Web Named Favorite News Outlet

The Internet has left behind its image as an unreliable news source, to judge by the results of a Zogby Interactive poll released this week.

One question in the survey (conducted at the end of May and beginning of June) asked respondents to say which medium they’d choose as their source of news if they could have just one. An outright majority (56 percent) picked the Internet, with TV a distant runner-up (21 percent). Newspapers and radio were farther behind, each with 10 percent of the tally. (One caveat: The poll itself was conducted online, which inevitably means the respondents are quite comfortable with the Internet.)

It’s not just that the poll’s respondents view the Internet as an especially convenient source of news. They also regard it as particularly trustworthy. Thirty-eight percent chose it as the information source that’s “most reliable,” putting it well ahead of TV (17 percent), newspapers (16 percent) and radio (13 percent).

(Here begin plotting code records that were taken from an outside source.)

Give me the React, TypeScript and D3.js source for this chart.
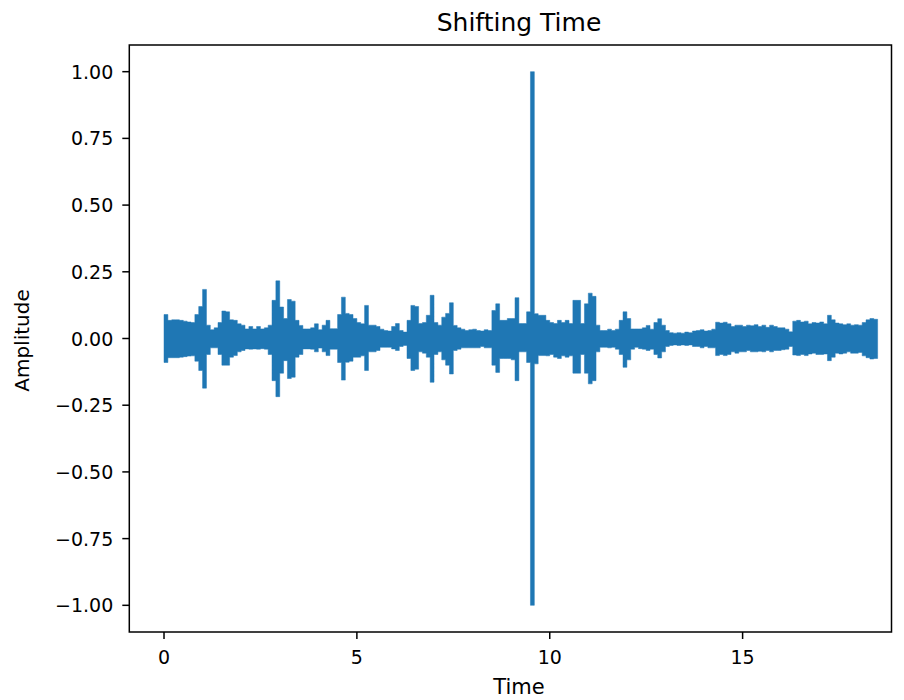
import React from "react";
import * as d3 from "d3";

// Waveform envelope, sampled every 0.1 s from t = 0 to t = 18.5 s
const sampleStep = 0.1;
const upper = [
  0.09, 0.068, 0.07, 0.07, 0.068, 0.065, 0.062, 0.06, 0.09, 0.12,
  0.184, 0.05, 0.033, 0.04, 0.06, 0.103, 0.1, 0.07, 0.068, 0.055,
  0.05, 0.036, 0.045, 0.036, 0.045, 0.036, 0.04, 0.05, 0.143, 0.216,
  0.118, 0.075, 0.146, 0.14, 0.068, 0.049, 0.036, 0.036, 0.04, 0.055,
  0.033, 0.05, 0.068, 0.037, 0.037, 0.09, 0.155, 0.094, 0.09, 0.075,
  0.06, 0.055, 0.124, 0.05, 0.05, 0.045, 0.035, 0.03, 0.028, 0.045,
  0.056, 0.03, 0.024, 0.068, 0.124, 0.12, 0.056, 0.06, 0.087, 0.162,
  0.06, 0.05, 0.08, 0.094, 0.134, 0.049, 0.04, 0.035, 0.03, 0.033,
  0.035, 0.03, 0.028, 0.033, 0.03, 0.105, 0.13, 0.068, 0.068, 0.075,
  0.075, 0.153, 0.056, 0.056, 0.1, 1.0, 0.093, 0.087, 0.087, 0.068,
  0.06, 0.056, 0.068, 0.06, 0.068, 0.056, 0.143, 0.143, 0.056, 0.13,
  0.17, 0.158, 0.05, 0.03, 0.03, 0.035, 0.03, 0.035, 0.068, 0.1,
  0.075, 0.036, 0.036, 0.036, 0.04, 0.049, 0.035, 0.06, 0.074, 0.05,
  0.03, 0.022, 0.02, 0.022, 0.02, 0.024, 0.022, 0.028, 0.03, 0.033,
  0.028, 0.03, 0.035, 0.061, 0.058, 0.061, 0.055, 0.045, 0.05, 0.05,
  0.045, 0.05, 0.048, 0.052, 0.045, 0.05, 0.042, 0.05, 0.045, 0.04,
  0.04, 0.035, 0.025, 0.065, 0.068, 0.062, 0.065, 0.055, 0.06, 0.058,
  0.062, 0.055, 0.087, 0.07, 0.058, 0.055, 0.052, 0.055, 0.05, 0.052,
  0.05, 0.06, 0.07, 0.075, 0.072, 0.06,
];
const lower = [
  -0.09, -0.072, -0.072, -0.072, -0.07, -0.068, -0.066, -0.065, -0.085, -0.12,
  -0.186, -0.06, -0.035, -0.035, -0.06, -0.1, -0.1, -0.07, -0.064, -0.05,
  -0.045, -0.039, -0.04, -0.039, -0.04, -0.038, -0.04, -0.06, -0.158, -0.218,
  -0.13, -0.083, -0.15, -0.145, -0.07, -0.06, -0.039, -0.039, -0.04, -0.05,
  -0.036, -0.05, -0.064, -0.04, -0.04, -0.09, -0.156, -0.089, -0.085, -0.07,
  -0.07, -0.065, -0.12, -0.05, -0.05, -0.045, -0.033, -0.033, -0.033, -0.039,
  -0.045, -0.03, -0.026, -0.075, -0.12, -0.115, -0.05, -0.055, -0.07, -0.164,
  -0.06, -0.05, -0.08, -0.1, -0.133, -0.045, -0.04, -0.035, -0.035, -0.035,
  -0.035, -0.035, -0.03, -0.035, -0.035, -0.1, -0.127, -0.075, -0.075, -0.075,
  -0.08, -0.158, -0.05, -0.05, -0.09, -1.0, -0.095, -0.064, -0.064, -0.065,
  -0.06, -0.07, -0.075, -0.065, -0.07, -0.065, -0.13, -0.13, -0.06, -0.13,
  -0.17, -0.158, -0.05, -0.033, -0.033, -0.035, -0.033, -0.04, -0.06, -0.108,
  -0.08, -0.04, -0.033, -0.038, -0.04, -0.045, -0.04, -0.06, -0.073, -0.05,
  -0.03, -0.026, -0.024, -0.026, -0.024, -0.026, -0.024, -0.03, -0.03, -0.035,
  -0.03, -0.035, -0.035, -0.064, -0.06, -0.064, -0.06, -0.05, -0.055, -0.05,
  -0.05, -0.045, -0.05, -0.05, -0.048, -0.05, -0.045, -0.05, -0.045, -0.045,
  -0.042, -0.04, -0.03, -0.062, -0.064, -0.06, -0.064, -0.058, -0.055, -0.06,
  -0.06, -0.058, -0.083, -0.07, -0.055, -0.058, -0.055, -0.05, -0.055, -0.055,
  -0.052, -0.065, -0.072, -0.077, -0.075, -0.06,
];

const xTicks = [0, 5, 10, 15];
const yTicks = [-1, -0.75, -0.5, -0.25, 0, 0.25, 0.5, 0.75, 1];
const titleText = "Shifting Time";
const xLabel = "Time";
const yLabel = "Amplitude";

const W = 904;
const H = 700;
const left = 129.3;
const right = 891.5;
const top = 45;
const bottom = 632;
const FONT = "'DejaVu Sans', sans-serif";
const COLOR = "#1f77b4";

export default function App() {
  const x = d3.scaleLinear().domain([-0.9, 18.86]).range([left, right]);
  const y = d3.scaleLinear().domain([-1.1, 1.1]).range([bottom, top]);
  const data = upper.map((u, i) => ({ t: i * sampleStep, hi: u, lo: lower[i] }));
  const area = d3
    .area<{ t: number; hi: number; lo: number }>()
    .x((d) => x(d.t))
    .y0((d) => y(d.lo))
    .y1((d) => y(d.hi))
    .curve(d3.curveStepAfter);
  const fmt = d3.format(".2f");
  const tickLen = 7;
  const labelCx = 519;

  return (
    <svg
      width={W}
      height={H}
      style={{ position: "absolute", left: 0, top: 0, background: "#fff" }}
      fontFamily={FONT}
    >
      <rect x={0} y={0} width={W} height={H} fill="#fff" />
      <path d={area(data) || ""} fill={COLOR} stroke={COLOR} strokeWidth={0.5} />
      <rect
        x={left}
        y={top}
        width={right - left}
        height={bottom - top}
        fill="none"
        stroke="#000"
        strokeWidth={1.5}
      />
      {xTicks.map((t) => (
        <g key={"x" + t}>
          <line x1={x(t)} x2={x(t)} y1={bottom} y2={bottom + tickLen} stroke="#000" strokeWidth={1.5} />
          <text x={x(t)} y={bottom + 32} fontSize={19} textAnchor="middle" fill="#000">
            {String(t)}
          </text>
        </g>
      ))}
      {yTicks.map((v) => (
        <g key={"y" + v}>
          <line x1={left - tickLen} x2={left} y1={y(v)} y2={y(v)} stroke="#000" strokeWidth={1.5} />
          <text x={left - 16} y={y(v) + 7} fontSize={19} textAnchor="end" fill="#000">
            {fmt(v)}
          </text>
        </g>
      ))}
      <text x={labelCx} y={31} fontSize={25} textAnchor="middle" fill="#000">
        {titleText}
      </text>
      <text x={labelCx} y={694} fontSize={21} textAnchor="middle" fill="#000">
        {xLabel}
      </text>
      <text
        transform={`translate(29, ${(top + bottom) / 2 + 2}) rotate(-90)`}
        fontSize={20}
        textAnchor="middle"
        fill="#000"
      >
        {yLabel}
      </text>
    </svg>
  );
}
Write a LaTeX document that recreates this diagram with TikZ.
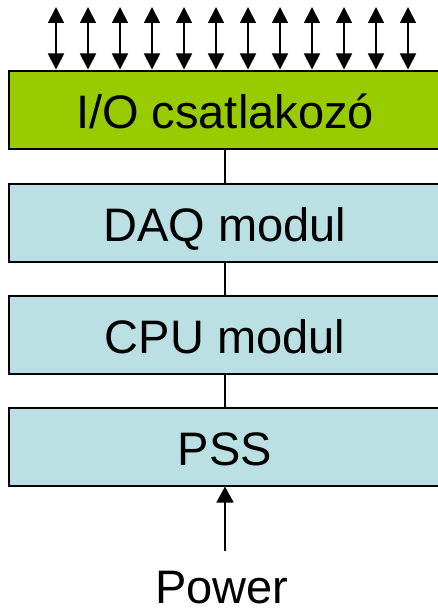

Though the Internet has clearly been helping to push print media toward the grave, the poll finds consumers are open to the newspaper industry’s efforts to establish itself online: 49 percent of respondents said national newspapers’ Web sites are very important to them as a source of news, and 41 percent said the same about their local newspaper’s site. Forty-three percent said that’s true of TV networks’ Web sites. Fewer said the same about local TV stations’ sites (34 percent).

Looking ahead, 82 percent of respondents said they expect the Internet to be the dominant news source five years from now. Thirteen percent predicted TV will hold that status.